According to internal documents obtained by TechCrunch, contractors working through GlobalLogic, a Hitachi-owned outsourcing firm, can no longer opt out of reviewing AI-generated responses that fall outside their domain knowledge. This marks a notable shift from previous protocols that allowed contractors to skip prompts requiring specialized expertise.
The updated guidelines now state: "You should not skip prompts that require specialized domain knowledge." This replaces the former directive that explicitly permitted skipping tasks requiring "critical expertise" in areas like coding or mathematics.
Under the new rules, contractors must attempt to evaluate all responses, even for highly technical topics like rare medical conditions, by rating "the parts of the prompt you understand" while noting their lack of domain expertise. They can only skip prompts that are incomplete or contain harmful content requiring special consent forms.
This policy change has sparked internal concerns about the potential impact on Gemini's accuracy. "I thought the point of skipping was to increase accuracy by giving it to someone better?" questioned one contractor in internal communications reviewed by TechCrunch.

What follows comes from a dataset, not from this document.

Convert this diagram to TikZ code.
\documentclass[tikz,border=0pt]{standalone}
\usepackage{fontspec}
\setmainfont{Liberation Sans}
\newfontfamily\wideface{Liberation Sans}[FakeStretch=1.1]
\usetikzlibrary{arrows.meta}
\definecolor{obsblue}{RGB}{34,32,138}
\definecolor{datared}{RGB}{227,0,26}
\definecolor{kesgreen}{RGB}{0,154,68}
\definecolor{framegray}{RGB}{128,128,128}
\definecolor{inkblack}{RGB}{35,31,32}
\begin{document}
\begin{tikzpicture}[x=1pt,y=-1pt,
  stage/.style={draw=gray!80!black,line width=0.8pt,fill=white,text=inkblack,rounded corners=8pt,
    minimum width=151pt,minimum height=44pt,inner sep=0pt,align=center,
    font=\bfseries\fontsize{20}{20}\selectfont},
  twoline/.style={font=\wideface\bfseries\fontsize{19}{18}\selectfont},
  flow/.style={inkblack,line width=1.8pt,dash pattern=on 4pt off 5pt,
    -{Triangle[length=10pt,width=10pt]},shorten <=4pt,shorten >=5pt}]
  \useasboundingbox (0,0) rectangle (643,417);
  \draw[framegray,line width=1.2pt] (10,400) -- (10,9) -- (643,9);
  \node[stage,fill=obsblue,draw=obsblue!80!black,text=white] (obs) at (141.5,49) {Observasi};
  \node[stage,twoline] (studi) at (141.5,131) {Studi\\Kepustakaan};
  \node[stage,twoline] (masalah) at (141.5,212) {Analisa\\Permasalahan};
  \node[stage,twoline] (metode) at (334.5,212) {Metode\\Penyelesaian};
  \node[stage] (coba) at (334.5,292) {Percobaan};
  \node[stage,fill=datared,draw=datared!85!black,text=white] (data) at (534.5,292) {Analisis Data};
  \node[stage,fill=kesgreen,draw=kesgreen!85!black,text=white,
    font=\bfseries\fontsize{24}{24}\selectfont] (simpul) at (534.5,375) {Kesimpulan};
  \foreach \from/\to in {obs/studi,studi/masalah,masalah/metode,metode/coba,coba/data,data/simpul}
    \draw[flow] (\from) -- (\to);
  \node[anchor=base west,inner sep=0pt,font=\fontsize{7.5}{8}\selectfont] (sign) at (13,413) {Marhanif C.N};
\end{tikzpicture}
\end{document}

The revision raises questions about the quality control process for Gemini's responses, particularly in sensitive areas like healthcare, where accurate information is paramount. These contractors play a key role in AI development by rating chatbot outputs for truthfulness and other factors.
Google had not responded to requests for comment at the time of publication.
This development sheds light on the complex human infrastructure behind AI systems, where the evaluation process directly influences how these technologies interact with and serve the public.